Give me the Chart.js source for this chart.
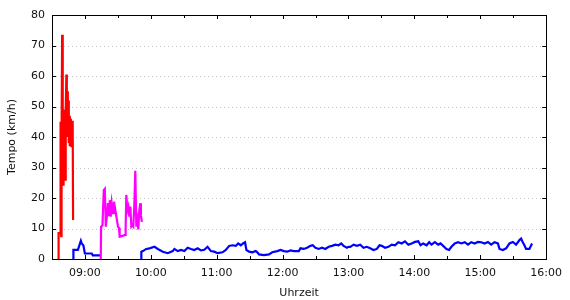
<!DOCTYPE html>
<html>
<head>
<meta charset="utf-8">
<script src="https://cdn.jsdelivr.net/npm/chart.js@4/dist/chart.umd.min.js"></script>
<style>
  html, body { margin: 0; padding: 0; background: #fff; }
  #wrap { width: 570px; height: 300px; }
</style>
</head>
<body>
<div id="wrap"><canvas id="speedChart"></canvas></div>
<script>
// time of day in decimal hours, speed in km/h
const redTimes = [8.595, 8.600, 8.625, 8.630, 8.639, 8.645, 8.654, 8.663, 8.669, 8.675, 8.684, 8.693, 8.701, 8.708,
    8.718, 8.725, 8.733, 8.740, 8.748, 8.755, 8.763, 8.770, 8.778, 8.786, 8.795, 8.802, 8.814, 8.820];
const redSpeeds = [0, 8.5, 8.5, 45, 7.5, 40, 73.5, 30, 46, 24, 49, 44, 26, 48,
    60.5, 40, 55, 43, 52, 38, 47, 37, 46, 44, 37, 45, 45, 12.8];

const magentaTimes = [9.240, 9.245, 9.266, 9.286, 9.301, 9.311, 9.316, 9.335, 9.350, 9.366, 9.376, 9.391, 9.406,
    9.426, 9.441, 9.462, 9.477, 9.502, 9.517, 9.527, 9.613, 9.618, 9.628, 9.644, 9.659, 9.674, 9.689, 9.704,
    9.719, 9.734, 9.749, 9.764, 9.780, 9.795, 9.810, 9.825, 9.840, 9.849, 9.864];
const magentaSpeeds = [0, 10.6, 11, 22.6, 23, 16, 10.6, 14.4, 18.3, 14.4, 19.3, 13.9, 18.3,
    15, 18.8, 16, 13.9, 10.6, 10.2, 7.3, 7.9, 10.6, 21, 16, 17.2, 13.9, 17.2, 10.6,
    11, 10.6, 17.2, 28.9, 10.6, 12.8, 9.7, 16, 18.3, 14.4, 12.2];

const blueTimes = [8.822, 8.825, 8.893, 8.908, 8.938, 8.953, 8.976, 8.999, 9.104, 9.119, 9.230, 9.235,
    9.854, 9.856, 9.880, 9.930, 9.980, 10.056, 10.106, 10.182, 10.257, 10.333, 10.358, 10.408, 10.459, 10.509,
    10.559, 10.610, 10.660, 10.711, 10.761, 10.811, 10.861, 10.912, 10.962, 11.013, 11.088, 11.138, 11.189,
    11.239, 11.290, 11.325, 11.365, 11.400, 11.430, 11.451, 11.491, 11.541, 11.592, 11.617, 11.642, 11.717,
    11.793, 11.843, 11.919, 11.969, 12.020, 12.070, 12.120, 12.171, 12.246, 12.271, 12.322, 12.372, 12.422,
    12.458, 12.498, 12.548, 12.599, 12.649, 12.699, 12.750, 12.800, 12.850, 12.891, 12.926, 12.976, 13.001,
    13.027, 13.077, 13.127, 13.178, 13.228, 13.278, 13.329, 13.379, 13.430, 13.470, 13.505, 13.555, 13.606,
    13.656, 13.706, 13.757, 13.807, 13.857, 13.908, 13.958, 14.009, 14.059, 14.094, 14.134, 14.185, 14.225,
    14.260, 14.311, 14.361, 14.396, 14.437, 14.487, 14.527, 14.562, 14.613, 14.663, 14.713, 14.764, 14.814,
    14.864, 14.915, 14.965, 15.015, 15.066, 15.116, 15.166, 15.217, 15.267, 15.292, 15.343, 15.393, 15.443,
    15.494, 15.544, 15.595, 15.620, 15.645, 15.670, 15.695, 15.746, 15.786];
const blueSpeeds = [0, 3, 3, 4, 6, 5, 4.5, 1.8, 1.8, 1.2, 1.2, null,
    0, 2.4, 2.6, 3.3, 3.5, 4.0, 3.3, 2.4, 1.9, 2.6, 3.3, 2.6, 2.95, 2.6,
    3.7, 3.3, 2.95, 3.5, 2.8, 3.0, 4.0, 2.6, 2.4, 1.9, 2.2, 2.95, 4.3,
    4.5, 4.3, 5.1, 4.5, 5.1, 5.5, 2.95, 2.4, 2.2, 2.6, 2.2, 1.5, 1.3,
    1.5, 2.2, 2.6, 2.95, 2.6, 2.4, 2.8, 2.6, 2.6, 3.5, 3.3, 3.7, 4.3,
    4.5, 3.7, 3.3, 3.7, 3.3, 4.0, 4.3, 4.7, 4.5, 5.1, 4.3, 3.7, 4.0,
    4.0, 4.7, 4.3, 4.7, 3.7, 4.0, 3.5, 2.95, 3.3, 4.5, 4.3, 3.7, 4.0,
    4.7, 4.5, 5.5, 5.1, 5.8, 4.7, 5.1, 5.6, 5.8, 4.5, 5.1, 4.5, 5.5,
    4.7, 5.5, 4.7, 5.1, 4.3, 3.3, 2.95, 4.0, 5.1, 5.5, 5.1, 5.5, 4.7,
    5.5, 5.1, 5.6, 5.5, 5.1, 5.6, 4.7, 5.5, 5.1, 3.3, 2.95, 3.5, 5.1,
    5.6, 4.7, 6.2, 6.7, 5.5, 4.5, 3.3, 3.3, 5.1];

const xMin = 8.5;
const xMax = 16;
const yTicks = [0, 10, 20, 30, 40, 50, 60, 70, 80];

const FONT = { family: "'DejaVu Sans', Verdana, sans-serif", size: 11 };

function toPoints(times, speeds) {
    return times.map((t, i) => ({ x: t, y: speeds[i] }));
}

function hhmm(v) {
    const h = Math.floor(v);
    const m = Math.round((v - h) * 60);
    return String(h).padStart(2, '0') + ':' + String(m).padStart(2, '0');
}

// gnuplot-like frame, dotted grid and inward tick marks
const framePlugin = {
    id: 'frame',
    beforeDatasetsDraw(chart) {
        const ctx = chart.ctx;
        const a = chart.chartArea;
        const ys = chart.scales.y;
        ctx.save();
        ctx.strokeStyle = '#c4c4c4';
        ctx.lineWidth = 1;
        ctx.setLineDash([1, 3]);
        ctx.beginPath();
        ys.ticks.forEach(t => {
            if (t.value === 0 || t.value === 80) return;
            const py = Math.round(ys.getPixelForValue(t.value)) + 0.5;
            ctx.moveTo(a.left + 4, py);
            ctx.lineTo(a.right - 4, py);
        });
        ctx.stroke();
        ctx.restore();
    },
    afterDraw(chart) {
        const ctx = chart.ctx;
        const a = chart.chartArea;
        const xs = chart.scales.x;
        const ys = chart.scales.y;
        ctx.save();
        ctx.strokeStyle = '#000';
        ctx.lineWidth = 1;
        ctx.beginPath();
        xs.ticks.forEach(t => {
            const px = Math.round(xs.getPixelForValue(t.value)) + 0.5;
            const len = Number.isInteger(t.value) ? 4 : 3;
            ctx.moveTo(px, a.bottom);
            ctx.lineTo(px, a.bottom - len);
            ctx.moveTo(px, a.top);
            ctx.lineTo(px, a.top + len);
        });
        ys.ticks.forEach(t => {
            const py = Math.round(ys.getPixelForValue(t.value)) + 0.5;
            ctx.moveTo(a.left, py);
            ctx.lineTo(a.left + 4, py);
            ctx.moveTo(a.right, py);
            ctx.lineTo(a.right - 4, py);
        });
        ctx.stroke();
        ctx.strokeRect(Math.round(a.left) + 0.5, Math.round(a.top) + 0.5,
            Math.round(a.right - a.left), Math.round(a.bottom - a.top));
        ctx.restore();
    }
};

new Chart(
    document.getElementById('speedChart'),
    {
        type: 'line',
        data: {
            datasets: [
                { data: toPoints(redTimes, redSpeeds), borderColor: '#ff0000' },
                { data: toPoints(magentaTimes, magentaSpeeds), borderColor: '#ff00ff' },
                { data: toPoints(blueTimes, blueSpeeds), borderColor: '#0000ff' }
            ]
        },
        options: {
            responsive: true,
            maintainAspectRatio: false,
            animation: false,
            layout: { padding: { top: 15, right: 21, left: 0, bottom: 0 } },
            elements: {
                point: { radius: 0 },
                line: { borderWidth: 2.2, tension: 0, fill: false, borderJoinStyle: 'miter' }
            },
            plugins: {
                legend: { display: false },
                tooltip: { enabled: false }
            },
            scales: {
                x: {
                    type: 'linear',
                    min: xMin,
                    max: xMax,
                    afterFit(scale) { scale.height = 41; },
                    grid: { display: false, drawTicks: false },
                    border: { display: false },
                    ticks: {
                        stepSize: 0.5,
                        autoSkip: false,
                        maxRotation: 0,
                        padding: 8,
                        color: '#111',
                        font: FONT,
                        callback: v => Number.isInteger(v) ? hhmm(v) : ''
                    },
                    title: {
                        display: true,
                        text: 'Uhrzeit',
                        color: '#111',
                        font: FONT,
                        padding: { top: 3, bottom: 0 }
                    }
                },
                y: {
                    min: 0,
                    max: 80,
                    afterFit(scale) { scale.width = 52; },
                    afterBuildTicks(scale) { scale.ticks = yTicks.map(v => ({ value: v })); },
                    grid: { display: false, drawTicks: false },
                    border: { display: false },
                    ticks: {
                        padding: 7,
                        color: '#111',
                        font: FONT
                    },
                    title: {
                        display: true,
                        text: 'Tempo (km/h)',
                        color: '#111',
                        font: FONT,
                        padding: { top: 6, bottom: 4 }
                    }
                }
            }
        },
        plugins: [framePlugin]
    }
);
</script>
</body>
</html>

**OBJECTIVE:** Leave out the pictures. Transcribe only the lines above, from the first through the one that contains "45, 45, 12.8];".

**FULL SOLUTION:**
Give me the Chart.js source for this chart.
<!DOCTYPE html>
<html>
<head>
<meta charset="utf-8">
<script src="https://cdn.jsdelivr.net/npm/chart.js@4/dist/chart.umd.min.js"></script>
<style>
  html, body { margin: 0; padding: 0; background: #fff; }
  #wrap { width: 570px; height: 300px; }
</style>
</head>
<body>
<div id="wrap"><canvas id="speedChart"></canvas></div>
<script>
// time of day in decimal hours, speed in km/h
const redTimes = [8.595, 8.600, 8.625, 8.630, 8.639, 8.645, 8.654, 8.663, 8.669, 8.675, 8.684, 8.693, 8.701, 8.708,
    8.718, 8.725, 8.733, 8.740, 8.748, 8.755, 8.763, 8.770, 8.778, 8.786, 8.795, 8.802, 8.814, 8.820];
const redSpeeds = [0, 8.5, 8.5, 45, 7.5, 40, 73.5, 30, 46, 24, 49, 44, 26, 48,
    60.5, 40, 55, 43, 52, 38, 47, 37, 46, 44, 37, 45, 45, 12.8];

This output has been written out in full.